Now, what have moms so psyched that the photo has been shared more than 19,000 times with more than 20,000 reactions and more than 3,000 comments?
It's the white spots in the middle. Vicky explains these were two samples of breast milk, one from a mother nursing her 15-month-old baby and another from a mother breastfeeding her 3-year-old. The "clear bit around the discs" illustrates how the bacteria in this area has disappeared after she dropped breast milk in the center. Yes, the protein in the breast milk killed off the bacteria!
The 31-year-old mom couldn't contain her excitement as her little experiment also worked when she used breast milk on escherichia coli (e. coli) and worked "fairly good" on methicillin-resistant Staphylococcus aureus (MRSA). "The future is bright, the future is breast milk," Vicki added in her post.
While many expressed amazement and excited (especially about her upcoming experiments with colostrum), there were also people who pointed out in the comments section that the bacteria she used were bacteria present in the human body.
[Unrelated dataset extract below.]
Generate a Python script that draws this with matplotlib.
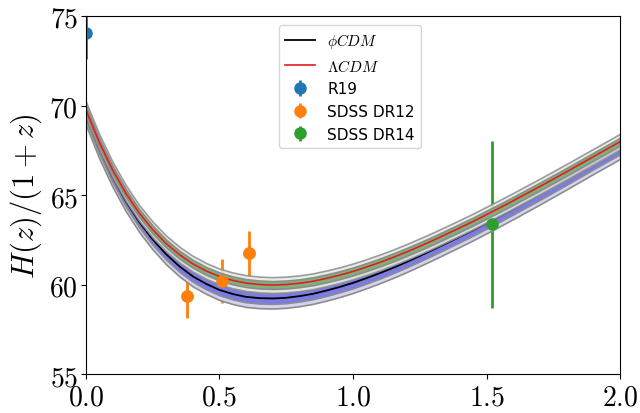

Those who came in breast milk's defense counter that human antibodies attack and destroy bacteria in excess amount or the wrong parts of the human body.
There has been studies and research dedicated to uncovering breast milk's uses in treating cancer or even serving as an antibiotic.
In 2010, researchers at the University of Gothenburg in Sweden were trying to isolate a substance in breast milk, known as HAMLET (Human Alpha-lactalbumin Made Lethal to Tumor cells), to develop a cure for cancer.
Last month, a study by the National Physical Laboratory (NPL) and University College London (UCL) found out that breast milk's protein, Lactoferrin, could have to potential help wipe out superbugs or antibiotic-resistant viruses, bacteria, and fungi.
Whether those research produce a life-saving cure, it has yet to be seen. We can hold on to one sure fact, that breast milk contains antibodies that can protect our babies. It is the best option, but remember, it’s not your only option. Let this photo inspire, uplift, and strengthen you to delay giving up on nursing for another day.